◆ WHAT TO WORK ON:
Copy out the data below from the line containing "Give me the" to the line containing "import * as", both lines included, with all images left out.

◆ INPUT ROWS:
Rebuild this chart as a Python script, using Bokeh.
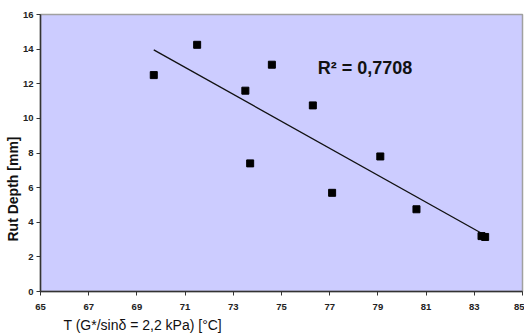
import numpy as np
from bokeh.plotting import figure
from bokeh.models import Label, FixedTicker, Range1d, Title
from bokeh.embed import file_html
from bokeh.resources import INLINE

# Data
temp_c = [69.7, 71.5, 73.5, 73.7, 74.6, 76.3, 77.1, 79.1, 80.6, 83.3, 83.45]
rut_mm = [12.5, 14.25, 11.6, 7.4, 13.1, 10.75, 5.7, 7.8, 4.75, 3.2, 3.15]
x_ticks = [65, 67, 69, 71, 73, 75, 77, 79, 81, 83, 85]
y_ticks = [0, 2, 4, 6, 8, 10, 12, 14, 16]
r2_text = "R\u00b2 = 0,7708"
x_title = "T (G*/sin\u03b4 = 2,2 kPa) [\u00b0C]"
y_title = "Rut Depth [mm]"

# linear trendline from the data
slope, intercept = np.polyfit(temp_c, rut_mm, 1)
tx = [min(temp_c), max(temp_c)]
ty = [slope * v + intercept for v in tx]

p = figure(width=524, height=335, output_backend="svg", toolbar_location=None,
           x_range=Range1d(65, 85), y_range=Range1d(0, 16),
           min_border_left=40, min_border_right=2, min_border_top=14, min_border_bottom=44)
p.background_fill_color = "#CCCCFF"
p.border_fill_color = "white"
p.outline_line_color = "#A0A0A0"
p.outline_line_width = 1.5
p.grid.visible = False

for ax in (p.xaxis[0], p.yaxis[0]):
    ax.axis_line_color = "#333333"
    ax.axis_line_width = 1.5
    ax.major_tick_line_color = "#333333"
    ax.major_tick_out = 4
    ax.major_tick_in = 0
    ax.minor_tick_line_color = None
    ax.major_label_text_font = "Liberation Sans"
    ax.major_label_text_font_style = "bold"
    ax.major_label_text_font_size = "9.5px"
    ax.major_label_text_color = "#222222"
p.xaxis.ticker = FixedTicker(ticks=x_ticks)
p.yaxis.ticker = FixedTicker(ticks=y_ticks)
p.xaxis.major_label_standoff = 8
p.yaxis.major_label_standoff = 3

p.line(tx, ty, line_color="#111111", line_width=1.3)
p.scatter(temp_c, rut_mm, marker="square", size=7, color="black")

p.add_layout(Label(x=76.5, y=12.9, text=r2_text, text_font="Liberation Sans",
                   text_font_style="bold", text_font_size="18px", text_baseline="middle",
                   text_color="#111111"))

p.add_layout(Title(text=x_title, align="left", offset=23, standoff=4,
                   text_font="Liberation Sans", text_font_style="normal",
                   text_font_size="14px", text_color="#111111"), "below")
p.add_layout(Title(text=y_title, align="left", offset=50, standoff=-2,
                   text_font="Liberation Sans", text_font_style="bold",
                   text_font_size="14px", text_color="#111111"), "left")

open("out.html", "w").write(file_html(p, INLINE))
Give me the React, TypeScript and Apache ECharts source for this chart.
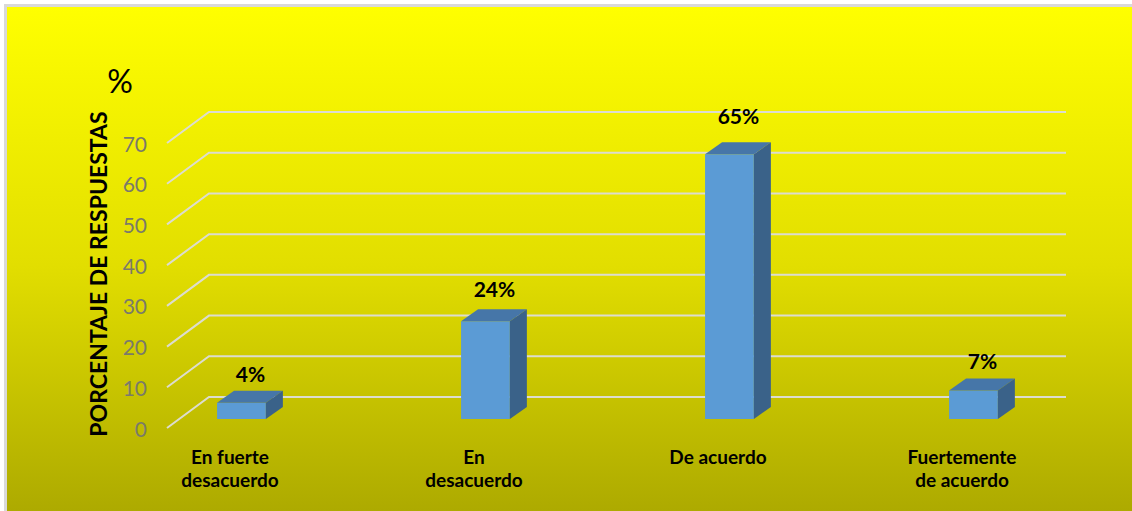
import React, { useEffect, useRef } from "react";
import * as echarts from "echarts";

const categories = ["En fuerte\ndesacuerdo", "En\ndesacuerdo", "De acuerdo", "Fuertemente\nde acuerdo"];
const values = [4, 24, 65, 7];
const yTicks = [0, 10, 20, 30, 40, 50, 60, 70];
const yAxisTitle = "PORCENTAJE DE RESPUESTAS";
const unitLabel = "%";

const FONT = "Lato, 'Noto Sans', sans-serif";

export default function App() {
  const ref = useRef<HTMLDivElement>(null);
  useEffect(() => {
    document.body.style.margin = "0";
    const chart = echarts.init(ref.current!, null, { renderer: "svg" });
    const option: any = {
      animation: false,
      backgroundColor: "#ffffff",
      grid: { left: 108, right: 48, top: 143, bottom: 83 },
      xAxis: {
        type: "category",
        data: categories,
        axisLine: { show: false },
        axisTick: { show: false },
        splitLine: { show: false },
        axisLabel: {
          margin: 17,
          fontSize: 19,
          fontWeight: "bold",
          color: "#000000",
          fontFamily: FONT,
          lineHeight: 23,
          interval: 0,
        },
      },
      yAxis: {
        type: "value",
        min: 0,
        max: 70,
        interval: 10,
        offset: -59,
        axisLine: { show: false },
        axisTick: { show: false },
        splitLine: { show: false },
        axisLabel: { margin: 20, fontSize: 21, color: "#7a7a6a", fontFamily: FONT },
      },
      graphic: [
        {
          type: "rect",
          z: -100,
          silent: true,
          shape: { x: 5.5, y: 5.5, width: 1140, height: 520 },
          style: {
            stroke: "#d9d9d9",
            lineWidth: 3,
            fill: new echarts.graphic.LinearGradient(0, 0, 0, 1, [
              { offset: 0, color: "#ffff00" },
              { offset: 0.5, color: "#e2de00" },
              { offset: 1, color: "#aaa700" },
            ]),
          },
        },
        {
          type: "text",
          x: 98,
          y: 274,
          rotation: Math.PI / 2,
          style: {
            text: yAxisTitle,
            align: "center",
            verticalAlign: "middle",
            fontSize: 23,
            fontWeight: "bold",
            fontFamily: FONT,
            fill: "#000000",
          },
        },
        {
          type: "text",
          x: 120,
          y: 80,
          style: {
            text: unitLabel,
            align: "center",
            verticalAlign: "middle",
            fontSize: 32,
            fontFamily: FONT,
            fill: "#000000",
          },
        },
      ],
      series: [
        {
          type: "custom",
          clip: false,
          silent: true,
          z: 1,
          data: yTicks.map((t) => [0, t]),
          renderItem: (params: any, api: any) => {
            const cs = params.coordSys;
            const y = api.coord([0, api.value(1)])[1];
            return {
              type: "polyline",
              shape: {
                points: [
                  [cs.x + 59, y],
                  [cs.x + 101, y - 31],
                  [cs.x + cs.width - 18, y - 31],
                ],
              },
              style: { stroke: "#dcdcd0", lineWidth: 2, fill: null },
            };
          },
        },
        {
          type: "custom",
          clip: false,
          z: 3,
          data: values.map((v, i) => [i, v]),
          renderItem: (params: any, api: any) => {
            const idx = api.value(0);
            const v = api.value(1);
            const [cx, yTop] = api.coord([idx, v]);
            const yBase = api.coord([idx, 0])[1];
            const band = api.size([1, 0])[0];
            const fx0 = cx - band * 0.053;
            const fx1 = fx0 + band * 0.2;
            const ft = yTop - 9;
            const fb = yBase - 9;
            const dx = 17;
            const dy = -12;
            const labelGap = 17 + (ft - fb) * -0.037;
            return {
              type: "group",
              children: [
                {
                  type: "polygon",
                  shape: { points: [[fx0, ft], [fx1, ft], [fx1, fb], [fx0, fb]] },
                  style: { fill: "#5b9bd5" },
                },
                {
                  type: "polygon",
                  shape: { points: [[fx0, ft], [fx1, ft], [fx1 + dx, ft + dy], [fx0 + dx, ft + dy]] },
                  style: { fill: "#4676a8" },
                },
                {
                  type: "polygon",
                  shape: { points: [[fx1, ft], [fx1 + dx, ft + dy], [fx1 + dx, fb + dy], [fx1, fb]] },
                  style: { fill: "#3a6289" },
                },
                {
                  type: "text",
                  style: {
                    text: v + "%",
                    x: (fx0 + fx1) / 2 + 9,
                    y: ft + dy - labelGap,
                    align: "center",
                    verticalAlign: "middle",
                    fontSize: 21,
                    fontWeight: "bold",
                    fontFamily: FONT,
                    fill: "#000000",
                  },
                },
              ],
            };
          },
        },
      ],
    };
    chart.setOption(option);
    return () => chart.dispose();
  }, []);
  return <div ref={ref} style={{ width: 1132, height: 511 }} />;
}
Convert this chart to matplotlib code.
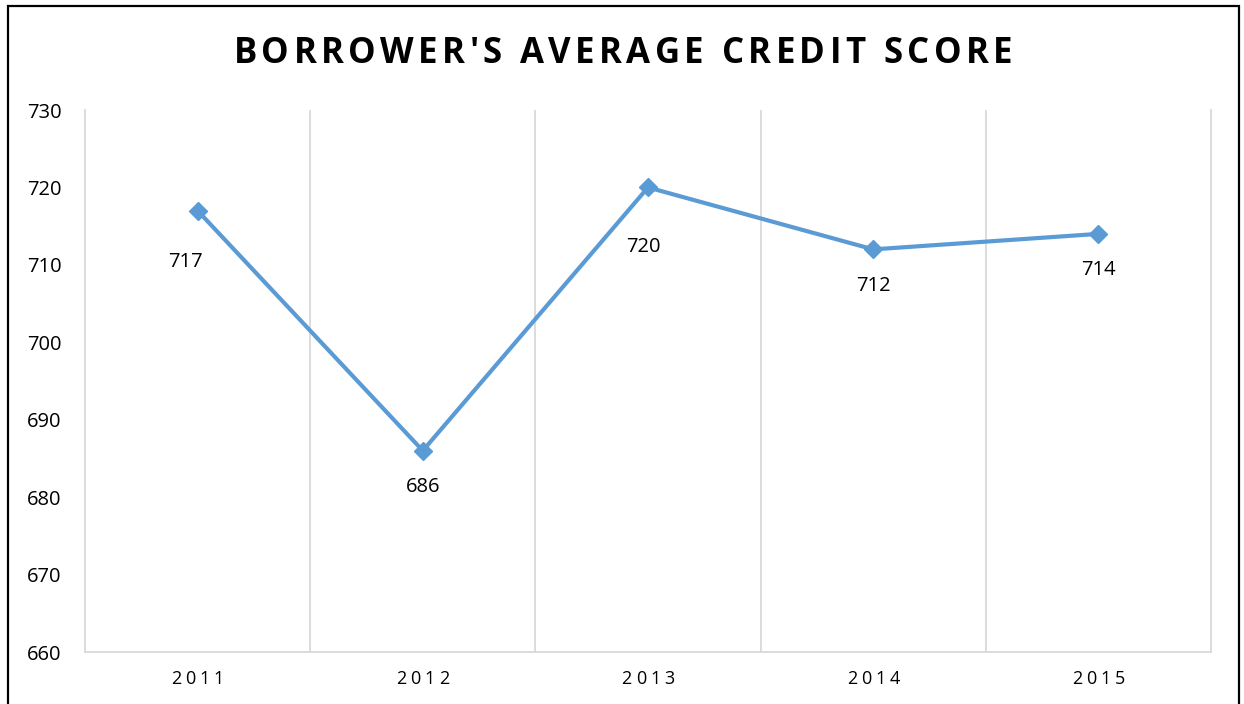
import matplotlib
matplotlib.use("Agg")
import matplotlib.pyplot as plt
from matplotlib.patches import Rectangle

years = ["2011", "2012", "2013", "2014", "2015"]
scores = [717, 686, 720, 712, 714]
title = "BORROWER'S AVERAGE CREDIT SCORE"
# how far below each point the value label sits (px), as in the original
label_drop = [51, 36, 60, 37, 36]
label_shift = [-12, 0, -5, 0, 0]

line_color = "#5B9BD5"
grid_color = "#D9D9D9"
W, H = 1244, 704

plt.rcParams["font.family"] = ["Open Sans", "DejaVu Sans"]

fig = plt.figure(figsize=(W / 100, H / 100), dpi=100)
ax = fig.add_axes([85 / W, 1 - 652 / H, (1211 - 85) / W, (652 - 110) / H])
renderer = fig.canvas.get_renderer()


def advance(c, **kw):
    # width of one character, spaces included
    t1 = fig.text(0, 0, "|" + c + "|", **kw)
    t2 = fig.text(0, 0, "||", **kw)
    w = t1.get_window_extent(renderer).width - t2.get_window_extent(renderer).width
    t1.remove()
    t2.remove()
    return w


def spaced_text(xc, yc, s, gap, **kw):
    # letter-spaced text centred at (xc, yc) in pixels from top-left
    widths = [advance(c, **kw) for c in s]
    total = sum(widths) + gap * (len(s) - 1)
    x = xc - total / 2
    for c, w in zip(s, widths):
        fig.text(x / W, 1 - yc / H, c, ha="left", va="center", **kw)
        x += w + gap


x = list(range(len(years)))
ax.plot(x, scores, color=line_color, linewidth=3, marker="D", markersize=9,
        zorder=3)

for i, v in enumerate(scores):
    ax.annotate(str(v), (i, v), xytext=(label_shift[i] * 0.72, -label_drop[i] * 0.72),
                textcoords="offset points", ha="center", va="center",
                fontsize=14.5, color="black")

ax.set_xlim(-0.5, len(years) - 0.5)
ax.set_ylim(660, 730)
ax.set_yticks(range(660, 731, 10))
ax.set_xticks(x)
ax.set_xticklabels([])
ax.set_xticks([i + 0.5 for i in x[:-1]], minor=True)
ax.grid(True, which="minor", axis="x", color=grid_color, linewidth=1.3)
ax.tick_params(axis="both", which="both", length=0)
ax.tick_params(axis="y", labelsize=14.5, pad=17)

for s in ["left", "right", "bottom"]:
    ax.spines[s].set_color(grid_color)
    ax.spines[s].set_linewidth(1.3)
ax.spines["top"].set_visible(False)

# category labels with the wide tracking of the original
for i, yr in enumerate(years):
    px = ax.transData.transform((i, 660))[0]
    spaced_text(px, 679, yr, 4, fontsize=13, color="black")

spaced_text(W / 2 + 1, 54, title, 4.4, fontsize=25, fontweight="bold",
            color="black")

fig.patches.append(Rectangle((8 / W, -0.05), (1239 - 8) / W, 1.05 - 6 / H,
                             transform=fig.transFigure, fill=False,
                             edgecolor="black", linewidth=1.6))

fig.savefig("out.png", dpi=100)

◆ WRITTEN RESPONSE:
Give me the React, TypeScript and Apache ECharts source for this chart.
import React, { useEffect, useRef } from "react";
import * as echarts from "echarts";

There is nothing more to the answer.